Researcher uses archaeology skills on prisons project
Amy Porter, a doctoral researcher in the Department of Classics, Ancient History and Archaeology, has used her skills as an archaeologist on a high profile project on prisons and green spaces.
The interdisciplinary project, led by Dr Dominique Moran from the School of Geography, Earth and Environment Science, found that prisons with more green space have lower levels of violence and self-harm.
Within her archaeology research, Amy uses Geographic Information Systems (GIS) to analyse how the landscapes of South-East Arkadia and North-West Lakonia in Greece changed over time. On this project, she used these skills to calculate the percentage of greenspace, both within the prisons and outside them.
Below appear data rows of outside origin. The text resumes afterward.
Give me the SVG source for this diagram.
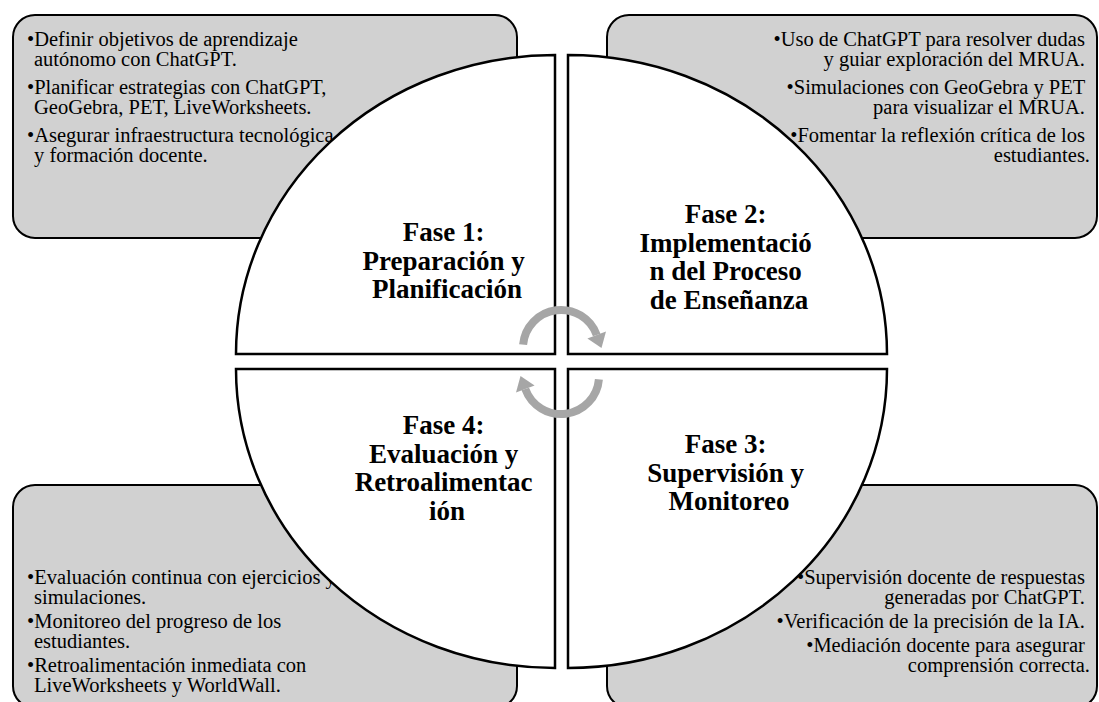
<svg xmlns="http://www.w3.org/2000/svg" width="1099" height="702" viewBox="0 0 1099 702">
  <style>
    .box { fill: #d1d1d1; stroke: #000; stroke-width: 2; }
    .quad { fill: #fff; stroke: #000; stroke-width: 2.5; stroke-linejoin: miter; }
    .body { font-family: "Liberation Serif", "Times New Roman", serif; font-size: 20.5px; fill: #000; }
    .end { text-anchor: end; }
    .phase { font-family: "Liberation Serif", "Times New Roman", serif; font-size: 27px; font-weight: bold; fill: #000; text-anchor: middle; }
    .arc { fill: none; stroke: #a6a6a6; stroke-width: 8; }
    .head { fill: #a6a6a6; }
  </style>
  <rect width="1099" height="702" fill="#fff"/>

  <g id="box1">
    <rect class="box" x="13" y="15" width="504" height="223" rx="22"/>
    <text class="body">
      <tspan x="27" y="46">•Definir objetivos de aprendizaje</tspan>
      <tspan x="34" y="66">autónomo con ChatGPT.</tspan>
      <tspan x="27" y="94">•Planificar estrategias con ChatGPT,</tspan>
      <tspan x="34" y="114">GeoGebra, PET, LiveWorksheets.</tspan>
      <tspan x="27" y="142">•Asegurar infraestructura tecnológica</tspan>
      <tspan x="34" y="162">y formación docente.</tspan>
    </text>
  </g>

  <g id="box2">
    <rect class="box" x="607" y="15" width="490" height="223" rx="22"/>
    <text class="body end">
      <tspan x="1090" y="46">•Uso de ChatGPT para resolver dudas</tspan>
      <tspan x="1090" y="66">y guiar exploración del MRUA.</tspan>
      <tspan x="1090" y="94">•Simulaciones con GeoGebra y PET</tspan>
      <tspan x="1090" y="114">para visualizar el MRUA.</tspan>
      <tspan x="1090" y="142">•Fomentar la reflexión crítica de los</tspan>
      <tspan x="1090" y="162">estudiantes.</tspan>
    </text>
  </g>

  <g id="box4">
    <rect class="box" x="13" y="485" width="504" height="223" rx="22"/>
    <text class="body">
      <tspan x="27" y="584">•Evaluación continua con ejercicios y</tspan>
      <tspan x="34" y="604">simulaciones.</tspan>
      <tspan x="27" y="628">•Monitoreo del progreso de los</tspan>
      <tspan x="34" y="648">estudiantes.</tspan>
      <tspan x="27" y="672">•Retroalimentación inmediata con</tspan>
      <tspan x="34" y="692">LiveWorksheets y WorldWall.</tspan>
    </text>
  </g>

  <g id="box3">
    <rect class="box" x="607" y="485" width="490" height="223" rx="22"/>
    <text class="body end">
      <tspan x="1090" y="584">•Supervisión docente de respuestas</tspan>
      <tspan x="1090" y="604">generadas por ChatGPT.</tspan>
      <tspan x="1090" y="628">•Verificación de la precisión de la IA.</tspan>
      <tspan x="1090" y="652">•Mediación docente para asegurar</tspan>
      <tspan x="1090" y="672">comprensión correcta.</tspan>
    </text>
  </g>

  <g id="fase1">
    <path class="quad" d="M555,354 L236,354 A319,299 0 0 1 555,55 Z"/>
    <text class="phase">
      <tspan x="447" y="241">Fase 1:</tspan>
      <tspan x="447" y="269.5">Preparación y</tspan>
      <tspan x="447" y="298">Planificación</tspan>
    </text>
  </g>

  <g id="fase2">
    <path class="quad" d="M568,354 L568,55 A319,299 0 0 1 887,354 Z"/>
    <text class="phase">
      <tspan x="729" y="223">Fase 2:</tspan>
      <tspan x="729" y="251.5">Implementació</tspan>
      <tspan x="729" y="280">n del Proceso</tspan>
      <tspan x="729" y="308.5">de Enseñanza</tspan>
    </text>
  </g>

  <g id="fase3">
    <path class="quad" d="M568,369 L887,369 A319,299 0 0 1 568,668 Z"/>
    <text class="phase">
      <tspan x="729" y="453">Fase 3:</tspan>
      <tspan x="729" y="481.5">Supervisión y</tspan>
      <tspan x="729" y="510">Monitoreo</tspan>
    </text>
  </g>

  <g id="fase4">
    <path class="quad" d="M555,369 L555,668 A319,299 0 0 1 236,369 Z"/>
    <text class="phase">
      <tspan x="447" y="434">Fase 4:</tspan>
      <tspan x="447" y="462.5">Evaluación y</tspan>
      <tspan x="447" y="491">Retroalimentac</tspan>
      <tspan x="447" y="519.5">ión</tspan>
    </text>
  </g>

  <g id="connectors">
    <g id="arrow-top">
      <path class="arc" d="M523.1,344.7 A38,38 0 0 1 596.7,335"/>
      <polygon class="head" points="606,331.6 587.4,338.4 601.5,348"/>
    </g>
    <g id="arrow-bottom" transform="rotate(180 561 362)">
      <path class="arc" d="M523.1,344.7 A38,38 0 0 1 596.7,335"/>
      <polygon class="head" points="606,331.6 587.4,338.4 601.5,348"/>
    </g>
  </g>
</svg>
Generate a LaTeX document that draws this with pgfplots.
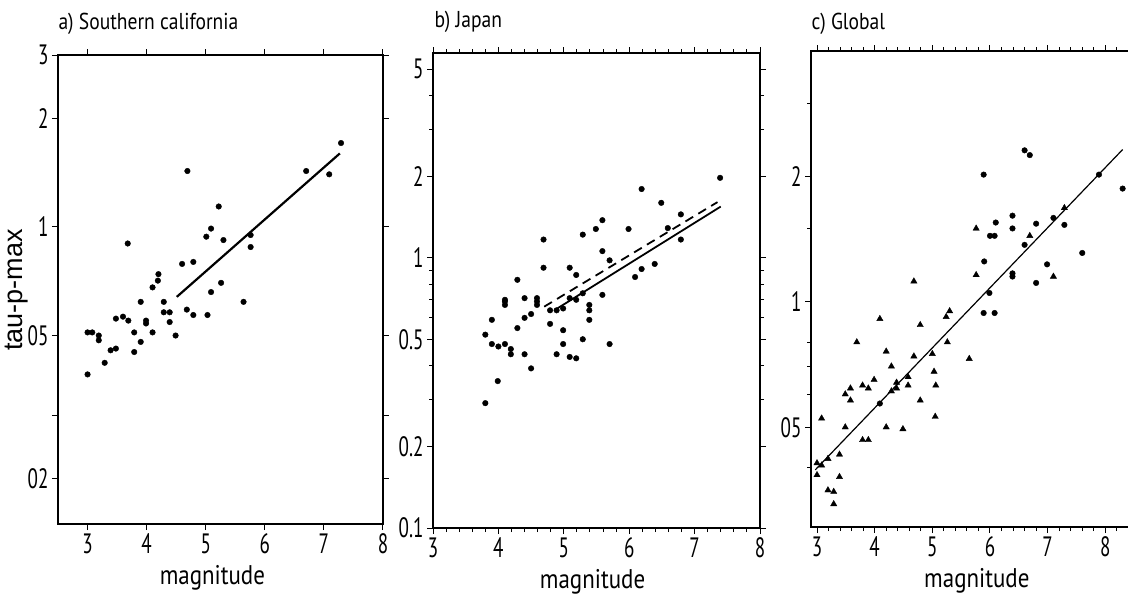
\documentclass[border=0pt]{standalone}
\usepackage{fontspec}
\setmainfont{PT Sans}[FakeStretch=0.85]
\newfontfamily\tickf{PT Sans}[FakeStretch=0.68]
\newfontfamily\arialf{Liberation Sans}
\usepackage{pgfplots}
\pgfplotsset{compat=1.18}
\pgfplotsset{
  mypanel/.style={
    scale only axis, axis line style={line width=2.6pt},
    tick align=outside, tick style={black, line width=1pt},
    major tick length=6pt, minor tick length=4pt,
    /pgf/number format/assume math mode=true,
    xtick={3,4,5,6,7,8},
    xticklabel style={font=\tickf\fontsize{28}{28}\selectfont},
    yticklabel style={font=\tickf\fontsize{28}{28}\selectfont},
    xlabel={magnitude},
    xlabel style={font=\fontsize{27}{27}\selectfont, anchor=north, yshift=-38pt},
    clip=false
  },
  mydots/.style={only marks, mark=*, mark size=2.8pt, black},
  mytris/.style={only marks, mark=triangle*, mark size=3.6pt, black}
}
\begin{document}
\begin{tikzpicture}
\useasboundingbox (0pt,0pt) rectangle (1128pt,-602pt);

\node[anchor=base west, font=\fontsize{23}{23}\selectfont] at (55pt,-30pt) {a) Southern california};
\node[anchor=base west, font=\fontsize{23}{23}\selectfont] at (431pt,-28pt) {b) Japan};
\node[anchor=base west, font=\fontsize{23}{23}\selectfont] at (808pt,-30pt) {c) Global};
\node[rotate=90, font=\arialf\fontsize{27}{27}\selectfont] at (17pt,-290pt) {tau-p-max};

% Panel a
\begin{axis}[ymode=log, mypanel, at={(58pt,-55pt)}, anchor=north west, width=325pt, height=469pt,
  xmin=2.5, xmax=8, ymin=0.15, ymax=3,
  xlabel style={at={(axis description cs:0.475,0)}},
  ytick={0.2,0.3,0.5,1,2,3}, yticklabels={02,,05,1,2,3}]
\addplot[mydots] table {
3.68 0.90
4.69 1.43
5.22 1.14
5.09 0.99
5.01 0.94
5.30 0.92
5.76 0.95
5.76 0.88
4.60 0.79
4.79 0.80
4.20 0.74
4.19 0.71
4.10 0.68
5.26 0.70
5.09 0.66
6.70 1.43
7.09 1.40
7.29 1.71
3.00 0.39
3.00 0.51
3.08 0.51
3.19 0.50
3.19 0.485
3.29 0.42
3.39 0.455
3.48 0.46
3.48 0.557
3.60 0.564
3.69 0.55
3.79 0.51
3.79 0.45
3.90 0.48
3.90 0.62
3.99 0.55
3.99 0.54
4.10 0.51
4.29 0.62
4.29 0.58
4.39 0.58
4.39 0.545
4.49 0.50
4.68 0.59
4.79 0.57
5.03 0.57
5.64 0.62
};
\addplot[black, line width=2.2pt] coordinates {(4.51,0.64) (7.27,1.60)};
\end{axis}

% Panel b
\begin{axis}[ymode=log, mypanel, at={(433pt,-53pt)}, anchor=north west, width=327pt, height=475pt,
  xmin=3, xmax=8, ymin=0.1, ymax=5.74,
  xlabel style={at={(axis description cs:0.488,0)}},
  ytick={0.1,0.2,0.5,1,2,5}, yticklabels={0.1,0.2,0.5,1,2,5},
  minor xtick={3.2,3.4,...,7.8},
  minor ytick={0.3,0.4,0.6,0.7,0.8,0.9,3,4}]
\addplot[mydots] table {
7.39 1.98
6.19 1.80
6.49 1.60
6.79 1.45
6.79 1.17
6.59 1.29
5.99 1.28
5.59 1.38
5.49 1.28
5.29 1.22
4.69 1.17
4.69 0.92
4.29 0.83
5.09 0.92
5.19 0.865
5.59 1.06
5.70 0.98
6.19 0.91
6.09 0.85
6.39 0.95
5.59 0.73
4.10 0.70
4.40 0.71
4.59 0.71
5.09 0.71
5.29 0.74
3.80 0.29
3.80 0.52
3.90 0.59
3.90 0.48
3.99 0.35
4.00 0.47
4.10 0.48
4.10 0.69
4.10 0.67
4.19 0.46
4.19 0.44
4.29 0.55
4.40 0.60
4.40 0.44
4.50 0.39
4.50 0.62
4.59 0.69
4.59 0.67
4.79 0.64
4.79 0.57
4.89 0.64
4.89 0.44
4.99 0.65
4.99 0.54
4.99 0.48
5.09 0.43
5.19 0.425
5.19 0.70
5.29 0.50
5.39 0.67
5.39 0.64
5.39 0.59
5.70 0.48
};
\addplot[black, line width=1.8pt] coordinates {(4.9,0.65) (7.4,1.55)};
\addplot[black, line width=1.8pt, dash pattern=on 9pt off 6pt] coordinates {(4.7,0.66) (7.35,1.61)};
\end{axis}

% Panel c
\begin{axis}[ymode=log, mypanel, at={(811pt,-51pt)}, anchor=north west, width=322pt, height=476pt,
  xmin=2.896, xmax=8.48, ymin=0.288, ymax=4.0,
  xlabel style={at={(axis description cs:0.515,0)}},
  ytick={0.5,1,2}, yticklabels={05,1,2},
  minor xtick={3.2,3.4,...,8.4},
  minor ytick={0.4,0.6,0.7,0.8,1.5,3}]
\addplot[mydots] table {
5.89 2.02
6.60 2.31
6.69 2.25
6.00 1.44
6.08 1.44
6.10 1.55
6.39 1.61
6.39 1.50
6.80 1.54
5.90 1.25
6.39 1.17
6.39 1.15
6.60 1.37
6.80 1.11
6.99 1.23
7.10 1.59
7.29 1.53
7.60 1.31
7.89 2.02
8.30 1.87
5.99 1.05
5.89 0.94
6.08 0.94
4.09 0.57
};
\addplot[mytris] table {
4.68 1.12
5.76 1.50
5.76 1.16
6.69 1.44
7.10 1.15
7.29 1.68
4.09 0.91
4.79 0.88
5.24 0.92
5.30 0.95
3.69 0.80
5.26 0.80
4.20 0.76
4.68 0.74
5.00 0.75
5.64 0.73
4.29 0.70
5.03 0.68
3.99 0.65
3.79 0.63
3.89 0.62
3.58 0.62
3.49 0.60
3.58 0.58
4.38 0.64
4.38 0.62
4.29 0.61
4.58 0.66
4.58 0.63
5.06 0.63
4.79 0.58
5.05 0.53
3.08 0.525
3.49 0.50
4.20 0.50
4.49 0.495
3.79 0.466
3.89 0.466
3.39 0.43
3.19 0.42
3.00 0.41
3.08 0.405
3.00 0.384
3.39 0.38
3.19 0.353
3.29 0.35
3.29 0.327
};
\addplot[black, line width=1.2pt] coordinates {(2.97,0.395) (8.30,2.32)};
\end{axis}
\end{tikzpicture}
\end{document}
Amy spent around five weeks calculating the green space, along with blue space (e.g. rivers, lakes and ponds) and major roads, in and around 111 prisons. This data was then sent to be further analysed against data on prisoner wellbeing.
Amy said “Due to my subject specialism, I applied to be a part of the project and I was lucky enough to participate in such groundbreaking research.
“This project helped to develop my own skills and it was very interdisciplinary in nature. It was a pleasure to collaborate on this project and I am still in avid contact with my colleagues. I look forward to seeing the other aspects of the research published in the future, it was a fantastic project!”